In adhesion-fixation of a window glass to a supporting-frame such as a body flange, the window glass is provided with a dam rubber, and is adhesion-fixed to a supporting-frame so as to prevent an adhesive from leakage.
For the dam rubber, a laminate of stretchable dam rubber with an incompressible spacer has been proposed as described in JP-B-59-153615. (The term "JP-B" as used herein means an examined Japanese patent publication) Such a laminate, however, has the following disadvantages. That is, it has poor adaptability to variation of the gap between the window glass and the supporting-frame, thus becoming unnecessarily thick to cause distortion of other portions (such as formation of gaps between the supporting-frame and the molding), which brings defective adhesion, unfitness of the molding, and leakage of water. It also has poor flexibility to exhibit poor adaptability to corner, and thus complicating the work at the corner portion; and further has less tendency of air escape in application of an adhesive to make liable the formation of air entrapment, thus retarding the hardening of the adhesive or causing air inclusion resulting in water leakage.

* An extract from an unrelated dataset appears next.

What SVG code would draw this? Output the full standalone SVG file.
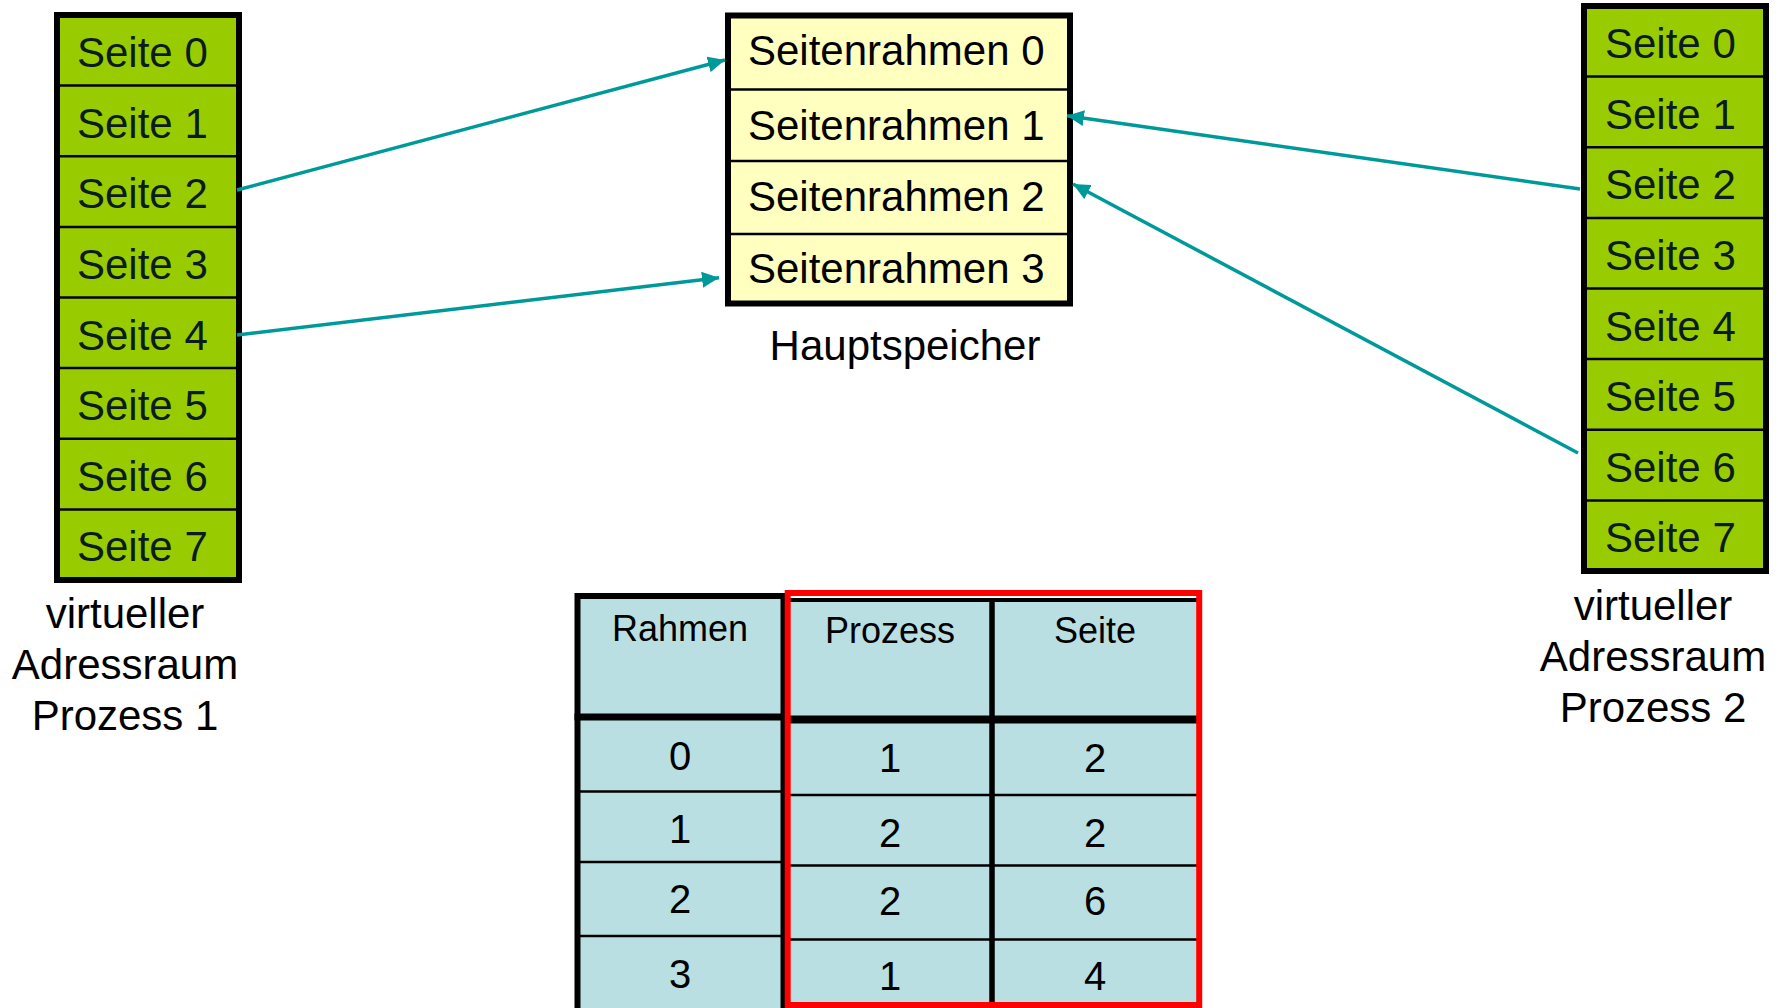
<svg xmlns="http://www.w3.org/2000/svg" width="1781" height="1008" viewBox="0 0 1781 1008">
<style>
.t{font-family:"Liberation Sans",Arial,sans-serif;font-size:42px;fill:#000}
.g{font-family:"Liberation Sans",Arial,sans-serif;font-size:42px;fill:#0A1C1F}
.h{font-family:"Liberation Sans",Arial,sans-serif;font-size:36px;fill:#000;text-anchor:middle}
.d{font-family:"Liberation Sans",Arial,sans-serif;font-size:40px;fill:#000;text-anchor:middle}
.c{text-anchor:middle}
.box{stroke:#000;stroke-width:6}
.div{stroke:#000;stroke-width:2.5}
.arr{stroke:#009999;stroke-width:3.5;fill:none;marker-end:url(#ah)}
</style>
<defs>
<marker id="ah" markerUnits="userSpaceOnUse" markerWidth="20" markerHeight="16" refX="17" refY="8" orient="auto">
<path d="M0,0 L17,8 L0,16 Z" fill="#009999"/>
</marker>
</defs>
<rect width="1781" height="1008" fill="#fff"/>

<g id="p1">
<rect class="box" x="57" y="15" width="182" height="565" fill="#99CC00"/>
<g class="div">
<line x1="57" y1="85.6" x2="239" y2="85.6"/><line x1="57" y1="156.2" x2="239" y2="156.2"/>
<line x1="57" y1="226.9" x2="239" y2="226.9"/><line x1="57" y1="297.5" x2="239" y2="297.5"/>
<line x1="57" y1="368.1" x2="239" y2="368.1"/><line x1="57" y1="438.7" x2="239" y2="438.7"/>
<line x1="57" y1="509.4" x2="239" y2="509.4"/>
</g>
<text class="g" x="77" y="67">Seite 0</text>
<text class="g" x="77" y="137.6">Seite 1</text>
<text class="g" x="77" y="208.2">Seite 2</text>
<text class="g" x="77" y="278.9">Seite 3</text>
<text class="g" x="77" y="349.5">Seite 4</text>
<text class="g" x="77" y="420.1">Seite 5</text>
<text class="g" x="77" y="490.7">Seite 6</text>
<text class="g" x="77" y="561.4">Seite 7</text>
<text class="t c" x="125" y="628">virtueller</text>
<text class="t c" x="125" y="679">Adressraum</text>
<text class="t c" x="125" y="730">Prozess 1</text>
</g>

<g id="p2">
<rect class="box" x="1584" y="6" width="182" height="565" fill="#99CC00"/>
<g class="div">
<line x1="1584" y1="76.6" x2="1766" y2="76.6"/><line x1="1584" y1="147.2" x2="1766" y2="147.2"/>
<line x1="1584" y1="217.9" x2="1766" y2="217.9"/><line x1="1584" y1="288.5" x2="1766" y2="288.5"/>
<line x1="1584" y1="359.1" x2="1766" y2="359.1"/><line x1="1584" y1="429.7" x2="1766" y2="429.7"/>
<line x1="1584" y1="500.4" x2="1766" y2="500.4"/>
</g>
<text class="g" x="1605" y="58">Seite 0</text>
<text class="g" x="1605" y="128.6">Seite 1</text>
<text class="g" x="1605" y="199.2">Seite 2</text>
<text class="g" x="1605" y="269.9">Seite 3</text>
<text class="g" x="1605" y="340.5">Seite 4</text>
<text class="g" x="1605" y="411.1">Seite 5</text>
<text class="g" x="1605" y="481.7">Seite 6</text>
<text class="g" x="1605" y="552.4">Seite 7</text>
<text class="t c" x="1653" y="620">virtueller</text>
<text class="t c" x="1653" y="671">Adressraum</text>
<text class="t c" x="1653" y="722">Prozess 2</text>
</g>

<g id="hs">
<rect class="box" x="728" y="15.5" width="342" height="288" fill="#FFFFC0"/>
<g class="div">
<line x1="728" y1="89.5" x2="1070" y2="89.5"/>
<line x1="728" y1="161" x2="1070" y2="161"/>
<line x1="728" y1="234" x2="1070" y2="234"/>
</g>
<text class="t" x="748" y="65">Seitenrahmen 0</text>
<text class="t" x="748" y="140">Seitenrahmen 1</text>
<text class="t" x="748" y="211">Seitenrahmen 2</text>
<text class="t" x="748" y="283">Seitenrahmen 3</text>
<text class="t c" x="905" y="360">Hauptspeicher</text>
</g>

<g id="tabelle">
<rect x="577.5" y="596" width="206" height="420" fill="#B9DFE2"/>
<rect x="788" y="598" width="411" height="420" fill="#B9DFE2"/>
<rect class="box" x="577.5" y="596" width="206" height="420" fill="none"/>
<line x1="574.5" y1="717" x2="786.5" y2="717" stroke="#000" stroke-width="7"/>
<g class="div">
<line x1="577.5" y1="791.5" x2="783.5" y2="791.5"/>
<line x1="577.5" y1="862" x2="783.5" y2="862"/>
<line x1="577.5" y1="936" x2="783.5" y2="936"/>
<line x1="788" y1="795" x2="1199" y2="795"/>
<line x1="788" y1="865.5" x2="1199" y2="865.5"/>
<line x1="788" y1="939.5" x2="1199" y2="939.5"/>
</g>
<line x1="788" y1="600" x2="1199" y2="600" stroke="#000" stroke-width="4"/>
<line x1="992" y1="600" x2="992" y2="1008" stroke="#000" stroke-width="5.5"/>
<line x1="788" y1="719.5" x2="1199" y2="719.5" stroke="#000" stroke-width="8"/>
<rect x="787.7" y="593" width="411.5" height="412" fill="none" stroke="#FF0000" stroke-width="6"/>
<text class="h" x="680" y="641">Rahmen</text>
<text class="h" x="890" y="643">Prozess</text>
<text class="h" x="1095" y="643">Seite</text>
<text class="d" x="680" y="770">0</text>
<text class="d" x="680" y="843">1</text>
<text class="d" x="680" y="913">2</text>
<text class="d" x="680" y="988">3</text>
<text class="d" x="890" y="772">1</text>
<text class="d" x="890" y="847">2</text>
<text class="d" x="890" y="915">2</text>
<text class="d" x="890" y="990">1</text>
<text class="d" x="1095" y="772">2</text>
<text class="d" x="1095" y="847">2</text>
<text class="d" x="1095" y="915">6</text>
<text class="d" x="1095" y="990">4</text>
</g>

<g id="connectors">
<line class="arr" x1="237" y1="190" x2="725" y2="60"/>
<line class="arr" x1="237" y1="335" x2="719" y2="277.7"/>
<line class="arr" x1="1580" y1="189" x2="1067" y2="115.7"/>
<line class="arr" x1="1578" y1="453" x2="1073" y2="184"/>
</g>
</svg>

An object of the present invention is to provide a dam rubber which offsets the above-mentioned disadvantages.
Other objects and effects of the present invention will be apparent from the following description.
According to an aspect of the present invention, there is provided a dam rubber for a car window having a spacer function and comprising a laminate of at least two open-cell foamed layers having different compressive resistances.
According to another aspect of the present invention, there is provided a structure of an adhered window, comprising a supporting-frame, a window glass fitted thereto by use of an adhesive, and a dam rubber for a car window therebetween in a compressed state, the dam rubber having a spacer function and comprising a laminate of at least two open-cell foamed layers having different compressive resistances.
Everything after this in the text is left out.